| Exercise requirements |
Exactly as written, quote every line that follows, skipping the images.

•••••

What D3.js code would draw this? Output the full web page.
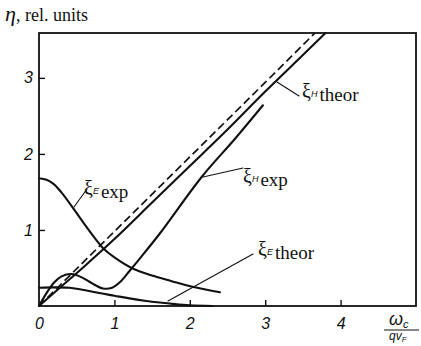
<!DOCTYPE html>
<html>
<head>
<meta charset="utf-8">
<script src="https://cdn.jsdelivr.net/npm/d3@7"></script>
<style>
  html, body { margin: 0; padding: 0; background: #fff; }
  svg { display: block; }
</style>
</head>
<body>
<svg id="chart" width="421" height="346"></svg>
<script>
// Tick values for both axes
const xTicks = [0, 1, 2, 3, 4];
const yTicks = [1, 2, 3];

// Theoretical and experimental coefficients vs. ω_c / q v_F
const xiHTheorDashed = [[0, 0], [1, 0.98], [2, 1.96], [3, 2.94], [3.66, 3.59]];
const xiHTheor = [[0, 0], [0.3, 0.26], [0.6, 0.52], [1.0, 0.88], [1.5, 1.36], [2.0, 1.84],
                  [2.5, 2.32], [3.0, 2.82], [3.5, 3.30], [3.8, 3.59]];
const xiHExp = [[0, 0], [0.1, 0.17], [0.2, 0.31], [0.3, 0.39], [0.43, 0.42], [0.56, 0.38],
                [0.7, 0.3], [0.85, 0.23], [0.97, 0.24], [1.08, 0.32], [1.2, 0.46],
                [1.35, 0.64], [1.6, 0.95], [2.16, 1.70], [2.6, 2.2], [2.97, 2.64]];
const xiETheor = [[0, 0.24], [0.2, 0.245], [0.4, 0.24], [0.6, 0.21], [0.8, 0.17], [1.0, 0.135],
                  [1.2, 0.1], [1.4, 0.07], [1.6, 0.045], [1.8, 0.025], [2.0, 0.01], [2.3, 0.0]];
const xiEExp = [[0, 1.68], [0.1, 1.66], [0.2, 1.6], [0.3, 1.49], [0.45, 1.29], [0.6, 1.08],
                [0.75, 0.88], [0.85, 0.76], [1.0, 0.64], [1.25, 0.49], [1.5, 0.4],
                [1.75, 0.33], [2.05, 0.25], [2.4, 0.18]];

const svg = d3.select("#chart");
const x = d3.scaleLinear().domain([0, 5]).range([39, 416]);
const y = d3.scaleLinear().domain([0, 3.59]).range([306, 33]);

const ink = "#111";

// frame
svg.append("rect")
  .attr("x", x(0)).attr("y", y(3.59))
  .attr("width", x(5) - x(0)).attr("height", y(0) - y(3.59))
  .attr("fill", "none").attr("stroke", ink).attr("stroke-width", 1.8);

// axes with inward ticks
const xAxis = d3.axisBottom(x).tickValues(xTicks).tickSize(-6).tickPadding(12)
  .tickFormat(d3.format("d"));
const gx = svg.append("g").attr("transform", `translate(0,${y(0)})`).call(xAxis);
const yAxis = d3.axisLeft(y).tickValues(yTicks).tickSize(-6).tickPadding(6)
  .tickFormat(d3.format("d"));
const gy = svg.append("g").attr("transform", `translate(${x(0)},0)`).call(yAxis);
[gx, gy].forEach(g => {
  g.select(".domain").remove();
  g.selectAll(".tick line").attr("stroke", ink).attr("stroke-width", 1.4);
  g.selectAll(".tick text")
    .attr("fill", ink)
    .style("font-family", "'Liberation Sans', Arial, sans-serif")
    .style("font-style", "italic")
    .style("font-size", "16px");
});
gx.selectAll(".tick").filter(d => d === 0).select("line").remove();

// curves
const line = d3.line().x(d => x(d[0])).y(d => y(d[1])).curve(d3.curveCatmullRom.alpha(0.5));
const plot = svg.append("g").attr("fill", "none").attr("stroke", ink)
  .attr("stroke-linejoin", "round").attr("stroke-linecap", "round");

plot.append("path").datum(xiHTheorDashed).attr("d", d3.line().x(d => x(d[0])).y(d => y(d[1])))
  .attr("stroke-width", 1.7).attr("stroke-dasharray", "8,4").attr("stroke-linecap", "butt");
plot.append("path").datum(xiHTheor).attr("d", line).attr("stroke-width", 2.1);
plot.append("path").datum(xiHExp).attr("d", line).attr("stroke-width", 2.1);
plot.append("path").datum(xiETheor).attr("d", line).attr("stroke-width", 2.1);
plot.append("path").datum(xiEExp).attr("d", line).attr("stroke-width", 2.1);

// leader lines from labels to curves
const leaders = [
  [[277, 82], [299, 96]],
  [[243, 168], [203, 177]],
  [[87, 189], [74, 207]],
  [[253, 254], [168, 301]]
];
plot.selectAll("line.leader").data(leaders).enter().append("line")
  .attr("class", "leader")
  .attr("x1", d => d[0][0]).attr("y1", d => d[0][1])
  .attr("x2", d => d[1][0]).attr("y2", d => d[1][1])
  .attr("stroke-width", 1.1);

// curve labels: ξ with subscript and a descriptor
function curveLabel(px, py, sub, word) {
  const t = svg.append("text").attr("x", px).attr("y", py).attr("fill", ink)
    .style("font-family", "'Liberation Serif', 'Times New Roman', serif");
  t.append("tspan").text("ξ").style("font-size", "20px");
  t.append("tspan").text(sub).attr("dy", -1)
    .style("font-size", "9px").style("font-style", "italic")
    .style("font-family", "'Liberation Sans', Arial, sans-serif");
  t.append("tspan").text(word).attr("dy", 4).attr("dx", 2)
    .style("font-size", "19px");
}
curveLabel(302, 98, "H", "theor");
curveLabel(243, 183, "H", "exp");
curveLabel(84, 195, "E", "exp");
curveLabel(258, 256, "E", "theor");

// y-axis title
const yt = svg.append("text").attr("x", 5).attr("y", 21).attr("fill", ink)
  .style("font-family", "'Liberation Serif', 'Times New Roman', serif").style("font-size", "18px");
yt.append("tspan").text("η").style("font-style", "italic").style("font-size", "22px");
yt.append("tspan").text(", rel. units");

// x-axis title as a fraction ω_c / q v_F
const xt = svg.append("g").attr("fill", ink)
  .style("font-family", "'Liberation Sans', Arial, sans-serif").style("font-style", "italic");
const num = xt.append("text").attr("x", 389).attr("y", 325);
num.append("tspan").text("ω").style("font-size", "18px");
num.append("tspan").text("c").attr("dy", 3).style("font-size", "11px");
xt.append("line").attr("x1", 384).attr("x2", 419).attr("y1", 330).attr("y2", 330)
  .attr("stroke", ink).attr("stroke-width", 1.2);
const den = xt.append("text").attr("x", 389).attr("y", 340);
den.append("tspan").text("qv").style("font-size", "12px");
den.append("tspan").text("F").attr("dy", 2).style("font-size", "8px");
</script>
</body>
</html>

•••••

| Answer in full |
What D3.js code would draw this? Output the full web page.
<!DOCTYPE html>
<html>
<head>
<meta charset="utf-8">
<script src="https://cdn.jsdelivr.net/npm/d3@7"></script>
<style>
  html, body { margin: 0; padding: 0; background: #fff; }
  svg { display: block; }
</style>
</head>
<body>
<svg id="chart" width="421" height="346"></svg>
<script>
// Tick values for both axes
const xTicks = [0, 1, 2, 3, 4];
const yTicks = [1, 2, 3];

// Theoretical and experimental coefficients vs. ω_c / q v_F
const xiHTheorDashed = [[0, 0], [1, 0.98], [2, 1.96], [3, 2.94], [3.66, 3.59]];
const xiHTheor = [[0, 0], [0.3, 0.26], [0.6, 0.52], [1.0, 0.88], [1.5, 1.36], [2.0, 1.84],
                  [2.5, 2.32], [3.0, 2.82], [3.5, 3.30], [3.8, 3.59]];
const xiHExp = [[0, 0], [0.1, 0.17], [0.2, 0.31], [0.3, 0.39], [0.43, 0.42], [0.56, 0.38],
                [0.7, 0.3], [0.85, 0.23], [0.97, 0.24], [1.08, 0.32], [1.2, 0.46],
                [1.35, 0.64], [1.6, 0.95], [2.16, 1.70], [2.6, 2.2], [2.97, 2.64]];
const xiETheor = [[0, 0.24], [0.2, 0.245], [0.4, 0.24], [0.6, 0.21], [0.8, 0.17], [1.0, 0.135],
                  [1.2, 0.1], [1.4, 0.07], [1.6, 0.045], [1.8, 0.025], [2.0, 0.01], [2.3, 0.0]];
const xiEExp = [[0, 1.68], [0.1, 1.66], [0.2, 1.6], [0.3, 1.49], [0.45, 1.29], [0.6, 1.08],
                [0.75, 0.88], [0.85, 0.76], [1.0, 0.64], [1.25, 0.49], [1.5, 0.4],
                [1.75, 0.33], [2.05, 0.25], [2.4, 0.18]];

const svg = d3.select("#chart");
const x = d3.scaleLinear().domain([0, 5]).range([39, 416]);
const y = d3.scaleLinear().domain([0, 3.59]).range([306, 33]);

const ink = "#111";

// frame
svg.append("rect")
  .attr("x", x(0)).attr("y", y(3.59))
  .attr("width", x(5) - x(0)).attr("height", y(0) - y(3.59))
  .attr("fill", "none").attr("stroke", ink).attr("stroke-width", 1.8);

// axes with inward ticks
const xAxis = d3.axisBottom(x).tickValues(xTicks).tickSize(-6).tickPadding(12)
  .tickFormat(d3.format("d"));
const gx = svg.append("g").attr("transform", `translate(0,${y(0)})`).call(xAxis);
const yAxis = d3.axisLeft(y).tickValues(yTicks).tickSize(-6).tickPadding(6)
  .tickFormat(d3.format("d"));
const gy = svg.append("g").attr("transform", `translate(${x(0)},0)`).call(yAxis);
[gx, gy].forEach(g => {
  g.select(".domain").remove();
  g.selectAll(".tick line").attr("stroke", ink).attr("stroke-width", 1.4);
  g.selectAll(".tick text")
    .attr("fill", ink)
    .style("font-family", "'Liberation Sans', Arial, sans-serif")
    .style("font-style", "italic")
    .style("font-size", "16px");
});
gx.selectAll(".tick").filter(d => d === 0).select("line").remove();

// curves
const line = d3.line().x(d => x(d[0])).y(d => y(d[1])).curve(d3.curveCatmullRom.alpha(0.5));
const plot = svg.append("g").attr("fill", "none").attr("stroke", ink)
  .attr("stroke-linejoin", "round").attr("stroke-linecap", "round");

plot.append("path").datum(xiHTheorDashed).attr("d", d3.line().x(d => x(d[0])).y(d => y(d[1])))
  .attr("stroke-width", 1.7).attr("stroke-dasharray", "8,4").attr("stroke-linecap", "butt");
plot.append("path").datum(xiHTheor).attr("d", line).attr("stroke-width", 2.1);
plot.append("path").datum(xiHExp).attr("d", line).attr("stroke-width", 2.1);
plot.append("path").datum(xiETheor).attr("d", line).attr("stroke-width", 2.1);
plot.append("path").datum(xiEExp).attr("d", line).attr("stroke-width", 2.1);

// leader lines from labels to curves
const leaders = [
  [[277, 82], [299, 96]],
  [[243, 168], [203, 177]],
  [[87, 189], [74, 207]],
  [[253, 254], [168, 301]]
];
plot.selectAll("line.leader").data(leaders).enter().append("line")
  .attr("class", "leader")
  .attr("x1", d => d[0][0]).attr("y1", d => d[0][1])
  .attr("x2", d => d[1][0]).attr("y2", d => d[1][1])
  .attr("stroke-width", 1.1);

// curve labels: ξ with subscript and a descriptor
function curveLabel(px, py, sub, word) {
  const t = svg.append("text").attr("x", px).attr("y", py).attr("fill", ink)
    .style("font-family", "'Liberation Serif', 'Times New Roman', serif");
  t.append("tspan").text("ξ").style("font-size", "20px");
  t.append("tspan").text(sub).attr("dy", -1)
    .style("font-size", "9px").style("font-style", "italic")
    .style("font-family", "'Liberation Sans', Arial, sans-serif");
  t.append("tspan").text(word).attr("dy", 4).attr("dx", 2)
    .style("font-size", "19px");
}
curveLabel(302, 98, "H", "theor");
curveLabel(243, 183, "H", "exp");
curveLabel(84, 195, "E", "exp");
curveLabel(258, 256, "E", "theor");

// y-axis title
const yt = svg.append("text").attr("x", 5).attr("y", 21).attr("fill", ink)
  .style("font-family", "'Liberation Serif', 'Times New Roman', serif").style("font-size", "18px");
yt.append("tspan").text("η").style("font-style", "italic").style("font-size", "22px");
yt.append("tspan").text(", rel. units");

// x-axis title as a fraction ω_c / q v_F
const xt = svg.append("g").attr("fill", ink)
  .style("font-family", "'Liberation Sans', Arial, sans-serif").style("font-style", "italic");
const num = xt.append("text").attr("x", 389).attr("y", 325);
num.append("tspan").text("ω").style("font-size", "18px");
num.append("tspan").text("c").attr("dy", 3).style("font-size", "11px");
xt.append("line").attr("x1", 384).attr("x2", 419).attr("y1", 330).attr("y2", 330)
  .attr("stroke", ink).attr("stroke-width", 1.2);
const den = xt.append("text").attr("x", 389).attr("y", 340);
den.append("tspan").text("qv").style("font-size", "12px");
den.append("tspan").text("F").attr("dy", 2).style("font-size", "8px");
</script>
</body>
</html>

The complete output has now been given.